Where the Wine Cellar is at Ancient Street Level:
Before the Jewish population of the ancient city settled in the Ghetto neighborhood, many of them called Trastevere home. Trastevere came from the Latin trans Tiberim, literally meaning “across the Tiber River.” Here you can still see the Hebrew inscriptions outside the restaurant from its first inhabitants, and the history doesn’t stop there. Ask permission to visit the wine cellar, which dates back to 80 B.C., where several famous sculptures were discovered before being placed in the Vatican Museums. The cellar is so lovingly protected by the Archaeological Superintendent that even the wine bottles can’t touch the walls. From synagogue to convent, home to restaurant, this space has gone through many transformations throughout the years and each era has left its mark. Before your visit, explore the restaurant’s website for even more information about its fascinating past.
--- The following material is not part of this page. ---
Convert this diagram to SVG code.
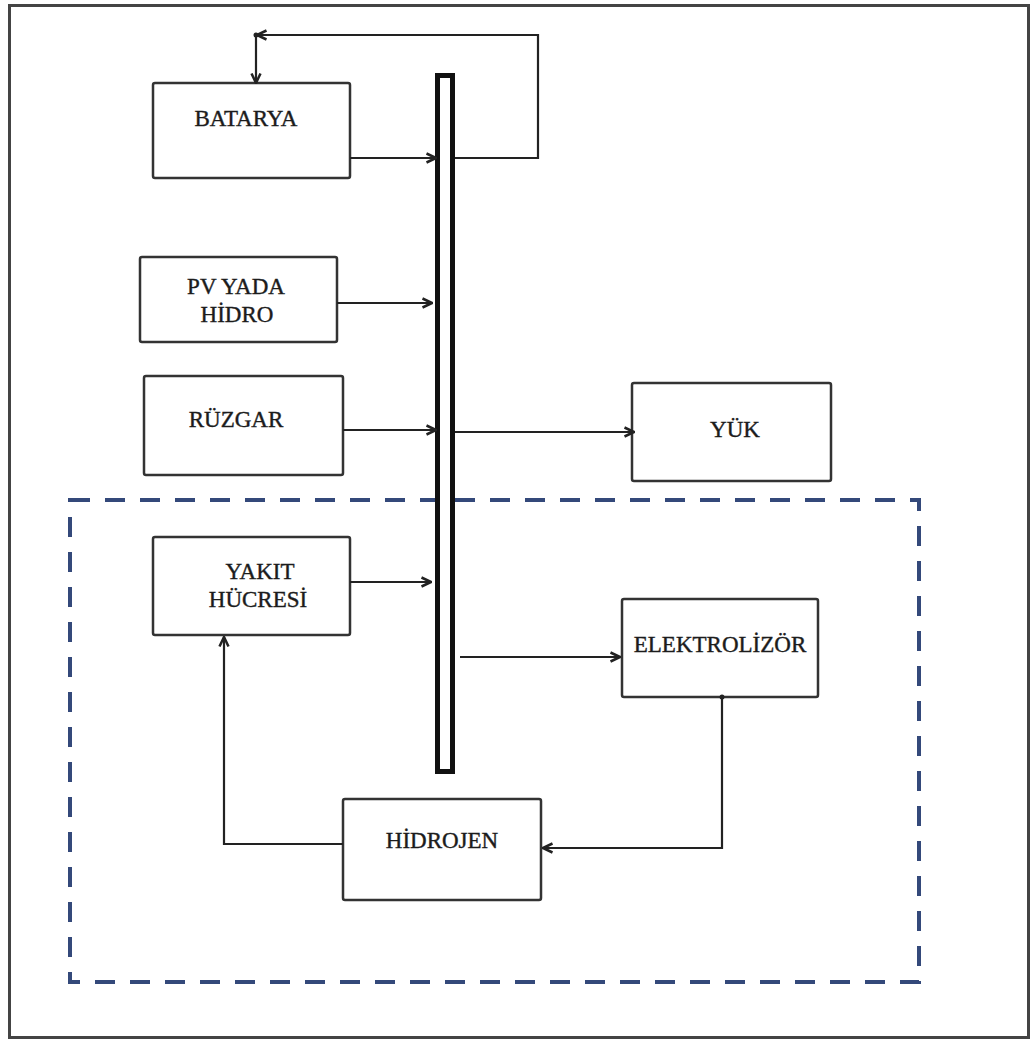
<svg xmlns="http://www.w3.org/2000/svg" width="1031" height="1041" viewBox="0 0 1031 1041">
  <style>
    .frame { fill: none; stroke: #444; stroke-width: 3; }
    .box { fill: #fff; stroke: #333; stroke-width: 2.5; }
    .bus { fill: #fff; stroke: #111; stroke-width: 5; }
    .zone { fill: none; stroke: #34497a; stroke-width: 4; stroke-dasharray: 20 15; }
    .wire { fill: none; stroke: #222; stroke-width: 2.2; }
    .lbl { font-family: "Liberation Serif", "Times New Roman", serif; font-size: 23px; fill: #1c1c1c; stroke: #1c1c1c; stroke-width: 0.4; text-anchor: middle; }
  </style>
  <defs>
    <marker id="arr" viewBox="0 0 12 12" refX="11" refY="6" markerWidth="12" markerHeight="12" markerUnits="userSpaceOnUse" orient="auto">
      <path d="M1.5,1.5 L11,6 L1.5,10.5" fill="none" stroke="#222" stroke-width="2.5" stroke-linejoin="miter"/>
    </marker>
  </defs>

  <rect width="1031" height="1041" fill="#fff"/>
  <rect class="frame" x="9.5" y="5.5" width="1019" height="1032"/>

  <!-- hydrogen storage subsystem boundary -->
  <rect id="hydrogen-zone" class="zone" x="70" y="500" width="849" height="482"/>

  <!-- DC bus bar -->
  <g id="bus">
    <rect class="bus" x="437.5" y="75.5" width="15" height="696"/>
  </g>

  <g id="batarya">
    <rect class="box" x="153" y="83" width="197" height="95" rx="2"/>
    <text class="lbl" x="246" y="126">BATARYA</text>
  </g>
  <g id="pv-hidro">
    <rect class="box" x="140" y="257" width="197" height="85" rx="2"/>
    <text class="lbl" x="236" y="294">PV YADA</text>
    <text class="lbl" x="237" y="322">HİDRO</text>
  </g>
  <g id="ruzgar">
    <rect class="box" x="144" y="376" width="199" height="99" rx="2"/>
    <text class="lbl" x="236" y="427">RÜZGAR</text>
  </g>
  <g id="yuk">
    <rect class="box" x="632" y="383" width="199" height="98" rx="2"/>
    <text class="lbl" x="735" y="437">YÜK</text>
  </g>
  <g id="yakit-hucresi">
    <rect class="box" x="153" y="537" width="197" height="98" rx="2"/>
    <text class="lbl" x="260" y="579">YAKIT</text>
    <text class="lbl" x="258" y="607">HÜCRESİ</text>
  </g>
  <g id="elektrolizor">
    <rect class="box" x="622" y="599" width="196" height="98" rx="2"/>
    <text class="lbl" x="720" y="652">ELEKTROLİZÖR</text>
  </g>
  <g id="hidrojen">
    <rect class="box" x="343" y="799" width="198" height="101" rx="2"/>
    <text class="lbl" x="442" y="848">HİDROJEN</text>
  </g>

  <g id="connectors">
    <path class="wire" d="M350,158 H436" marker-end="url(#arr)"/>
    <path class="wire" d="M455,158 H538 V35 H257" marker-end="url(#arr)"/>
    <path class="wire" d="M256,35 V83" marker-end="url(#arr)"/>
    <circle cx="256" cy="35" r="2.5" fill="#222"/>
    <path class="wire" d="M337,303 H432" marker-end="url(#arr)"/>
    <path class="wire" d="M343,430 H436" marker-end="url(#arr)"/>
    <path class="wire" d="M455,432 H634" marker-end="url(#arr)"/>
    <path class="wire" d="M350,582 H431" marker-end="url(#arr)"/>
    <path class="wire" d="M460,657 H620" marker-end="url(#arr)"/>
    <path class="wire" d="M722,697 V848 H543" marker-end="url(#arr)"/>
    <circle cx="722" cy="697" r="2.5" fill="#222"/>
    <path class="wire" d="M343,844 H224 V637" marker-end="url(#arr)"/>
  </g>
</svg>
Dish to try: You can’t go there without trying the Crème brûlée everyone raves about.
Where Romans Bathed:
Emperors frequently undertook grand building projects like public baths to secure a positive image and contribute to the city’s growth. The baths of the emperor Diocletian may have been a late addition to the ancient city—they were finished in the year 306 A.D.—but their impact continues to be felt in Rome today. The baths can be toured as a museum or you can visit part of the site for free by entering the church of Santa Maria degli Angeli e dei Martiri, designed by Michelangelo using some of its ruins. What you might not know is that one circular chamber of the sprawling complex has been converted into a restaurant. When I was there, the waiters were fantastic with the children in my group; this is a great dinner place for visitors of all ages.
Dish to try: Their classic and delicious Tiramisù, loved by tourists and locals alike.
Where the City Walls Work as Room Dividers:
McDonalds in Termini
While McDonalds might not be the first restaurant on your list in Italy, for those stuck waiting for a train, even this affordable dining location offers food with a side of history. The word in Latin for Bath is thermi, originally from the Greek word thermos, meaning “heat.” Because the city’s major train station was built so close to the baths of Diocletian, it is called “Termini” today. The ruins you see while waiting for your train aren’t of the baths, however. Outside the station and even splitting the dining area of the McDonalds inside, you’ll see huge blocks of tufa stone from more than 600 years earlier. These are the remains of an early wall around the city said to have been constructed during the reign of the king Servius Tullius.
Dish to try: Potato slices with herbal topping.